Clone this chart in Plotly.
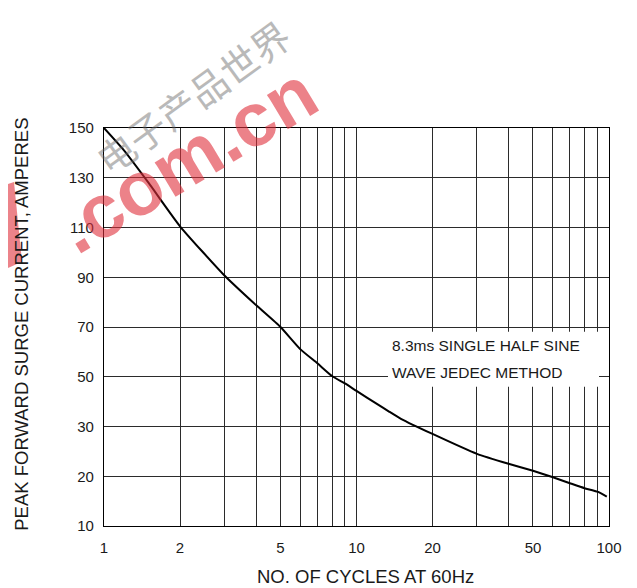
import numpy as np
import plotly.graph_objects as go

# ---- data ----
cycles = [1, 1.2, 1.5, 2, 3, 4, 5, 6, 7, 8, 9, 10, 12, 13.5, 15, 20, 30, 40, 50, 60, 70, 80, 90, 98]
amperes = [150, 141, 128, 110.5, 90.7, 78.8, 70, 61.0, 55.4, 50.3, 47.3, 44.3, 39.2, 35.9, 33.1,
           28.5, 24.5, 22.5, 21.1, 19.8, 18.6, 17.6, 16.9, 15.9]
y_tick_values = [10, 20, 30, 50, 70, 90, 110, 130, 150]
x_grid_values = [1, 2, 3, 4, 5, 6, 7, 8, 9, 10, 20, 30, 40, 50, 60, 70, 80, 90, 100]
x_tick_labels = ["1", "2", "", "", "5", "", "", "", "", "10", "20", "", "", "50", "", "", "", "", "100"]

# The chart's vertical scale places its labels at equal spacing
y_index = list(range(len(y_tick_values)))
y_pos = np.interp(amperes, y_tick_values, y_index)

FONT = "Liberation Sans, Arial, Helvetica, sans-serif"
GRID = "#2b2b2b"
TXT = "#1a1a1a"

fig = go.Figure()
fig.add_trace(go.Scatter(
    x=cycles, y=y_pos, mode="lines",
    line=dict(color="black", width=2, shape="spline", smoothing=0.5),
    showlegend=False, hoverinfo="skip",
))

fig.update_layout(
    width=629, height=580,
    margin=dict(l=96, r=28, t=120, b=61.5),
    paper_bgcolor="white", plot_bgcolor="white",
    font=dict(family=FONT, color=TXT),
    xaxis=dict(
        type="log", range=[0, 2],
        tickvals=x_grid_values, ticktext=x_tick_labels,
        showgrid=True, gridcolor=GRID, gridwidth=1.2,
        showline=True, linecolor="black", linewidth=1.2, mirror=True,
        ticks="", tickfont=dict(size=15, family=FONT, color=TXT),
        ticklabelstandoff=8, zeroline=False,
    ),
    yaxis=dict(
        range=[0, 8],
        tickvals=y_index, ticktext=[str(v) for v in y_tick_values],
        showgrid=True, gridcolor=GRID, gridwidth=1.2,
        showline=True, linecolor="black", linewidth=1.2, mirror=True,
        ticks="", tickfont=dict(size=15, family=FONT, color=TXT),
        ticklabelstandoff=6, zeroline=False,
    ),
)

def px_x(px):
    return (px - 104) / 505.0

def px_y(py):
    return (526.5 - py) / 398.5

# white box behind the note
fig.add_shape(type="rect", xref="paper", yref="paper",
              x0=px_x(388), x1=px_x(599), y0=px_y(387), y1=px_y(332),
              fillcolor="white", line=dict(width=0), layer="above")

fig.add_annotation(text="8.3ms SINGLE HALF SINE", xref="paper", yref="paper",
                   x=px_x(390), y=px_y(346), xanchor="left", yanchor="middle",
                   showarrow=False, font=dict(size=15.5, family=FONT, color=TXT))
fig.add_annotation(text="WAVE JEDEC METHOD", xref="paper", yref="paper",
                   x=px_x(390), y=px_y(372.5), xanchor="left", yanchor="middle",
                   showarrow=False, font=dict(size=15.5, family=FONT, color=TXT))

# axis titles
fig.add_annotation(text="PEAK FORWARD SURGE CURRENT, AMPERES", xref="paper", yref="paper",
                   x=px_x(22), y=px_y(325), xanchor="center", yanchor="middle",
                   textangle=-90, showarrow=False,
                   font=dict(size=18.5, family=FONT, color=TXT))
fig.add_annotation(text="NO. OF CYCLES AT 60Hz", xref="paper", yref="paper",
                   x=px_x(365), y=px_y(577), xanchor="center", yanchor="middle",
                   showarrow=False, font=dict(size=18.5, family=FONT, color=TXT))

# watermark
fig.add_annotation(text="电子产品世界", xref="paper", yref="paper",
                   x=px_x(192), y=px_y(96), xanchor="center", yanchor="middle",
                   textangle=-36, showarrow=False, opacity=0.45,
                   font=dict(size=38, family="Noto Sans CJK SC", color="#666666"))
fig.add_annotation(text="<b>.com.cn</b>", xref="paper", yref="paper",
                   x=px_x(186), y=px_y(160), xanchor="center", yanchor="middle",
                   textangle=-31, showarrow=False, opacity=0.6,
                   font=dict(size=76, family=FONT, color="#e0303c"))
fig.add_shape(type="path", xref="paper", yref="paper",
              path="M {} {} L {} {} L {} {} L {} {} Z".format(
                  px_x(-8), px_y(190), px_x(14), px_y(182),
                  px_x(22), px_y(262), px_x(-8), px_y(275)),
              fillcolor="rgba(224,48,60,0.6)", line=dict(width=0), layer="above")

fig.write_html("out.html")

● ● ● ● ● ● ●

**Required work**
Write out every line above exactly as it is, leaving out the pictures.

**Response**
Clone this chart in Plotly.
import numpy as np
import plotly.graph_objects as go

# ---- data ----
cycles = [1, 1.2, 1.5, 2, 3, 4, 5, 6, 7, 8, 9, 10, 12, 13.5, 15, 20, 30, 40, 50, 60, 70, 80, 90, 98]
amperes = [150, 141, 128, 110.5, 90.7, 78.8, 70, 61.0, 55.4, 50.3, 47.3, 44.3, 39.2, 35.9, 33.1,
           28.5, 24.5, 22.5, 21.1, 19.8, 18.6, 17.6, 16.9, 15.9]
y_tick_values = [10, 20, 30, 50, 70, 90, 110, 130, 150]
x_grid_values = [1, 2, 3, 4, 5, 6, 7, 8, 9, 10, 20, 30, 40, 50, 60, 70, 80, 90, 100]
x_tick_labels = ["1", "2", "", "", "5", "", "", "", "", "10", "20", "", "", "50", "", "", "", "", "100"]

# The chart's vertical scale places its labels at equal spacing
y_index = list(range(len(y_tick_values)))
y_pos = np.interp(amperes, y_tick_values, y_index)

FONT = "Liberation Sans, Arial, Helvetica, sans-serif"
GRID = "#2b2b2b"
TXT = "#1a1a1a"

fig = go.Figure()
fig.add_trace(go.Scatter(
    x=cycles, y=y_pos, mode="lines",
    line=dict(color="black", width=2, shape="spline", smoothing=0.5),
    showlegend=False, hoverinfo="skip",
))

fig.update_layout(
    width=629, height=580,
    margin=dict(l=96, r=28, t=120, b=61.5),
    paper_bgcolor="white", plot_bgcolor="white",
    font=dict(family=FONT, color=TXT),
    xaxis=dict(
        type="log", range=[0, 2],
        tickvals=x_grid_values, ticktext=x_tick_labels,
        showgrid=True, gridcolor=GRID, gridwidth=1.2,
        showline=True, linecolor="black", linewidth=1.2, mirror=True,
        ticks="", tickfont=dict(size=15, family=FONT, color=TXT),
        ticklabelstandoff=8, zeroline=False,
    ),
    yaxis=dict(
        range=[0, 8],
        tickvals=y_index, ticktext=[str(v) for v in y_tick_values],
        showgrid=True, gridcolor=GRID, gridwidth=1.2,
        showline=True, linecolor="black", linewidth=1.2, mirror=True,
        ticks="", tickfont=dict(size=15, family=FONT, color=TXT),
        ticklabelstandoff=6, zeroline=False,
    ),
)

def px_x(px):
    return (px - 104) / 505.0

def px_y(py):
    return (526.5 - py) / 398.5

# white box behind the note
fig.add_shape(type="rect", xref="paper", yref="paper",
              x0=px_x(388), x1=px_x(599), y0=px_y(387), y1=px_y(332),
              fillcolor="white", line=dict(width=0), layer="above")

fig.add_annotation(text="8.3ms SINGLE HALF SINE", xref="paper", yref="paper",
                   x=px_x(390), y=px_y(346), xanchor="left", yanchor="middle",
                   showarrow=False, font=dict(size=15.5, family=FONT, color=TXT))
fig.add_annotation(text="WAVE JEDEC METHOD", xref="paper", yref="paper",
                   x=px_x(390), y=px_y(372.5), xanchor="left", yanchor="middle",
                   showarrow=False, font=dict(size=15.5, family=FONT, color=TXT))

# axis titles
fig.add_annotation(text="PEAK FORWARD SURGE CURRENT, AMPERES", xref="paper", yref="paper",
                   x=px_x(22), y=px_y(325), xanchor="center", yanchor="middle",
                   textangle=-90, showarrow=False,
                   font=dict(size=18.5, family=FONT, color=TXT))
fig.add_annotation(text="NO. OF CYCLES AT 60Hz", xref="paper", yref="paper",
                   x=px_x(365), y=px_y(577), xanchor="center", yanchor="middle",
                   showarrow=False, font=dict(size=18.5, family=FONT, color=TXT))

# watermark
fig.add_annotation(text="电子产品世界", xref="paper", yref="paper",
                   x=px_x(192), y=px_y(96), xanchor="center", yanchor="middle",
                   textangle=-36, showarrow=False, opacity=0.45,
                   font=dict(size=38, family="Noto Sans CJK SC", color="#666666"))
fig.add_annotation(text="<b>.com.cn</b>", xref="paper", yref="paper",
                   x=px_x(186), y=px_y(160), xanchor="center", yanchor="middle",
                   textangle=-31, showarrow=False, opacity=0.6,
                   font=dict(size=76, family=FONT, color="#e0303c"))
fig.add_shape(type="path", xref="paper", yref="paper",
              path="M {} {} L {} {} L {} {} L {} {} Z".format(
                  px_x(-8), px_y(190), px_x(14), px_y(182),
                  px_x(22), px_y(262), px_x(-8), px_y(275)),
              fillcolor="rgba(224,48,60,0.6)", line=dict(width=0), layer="above")

fig.write_html("out.html")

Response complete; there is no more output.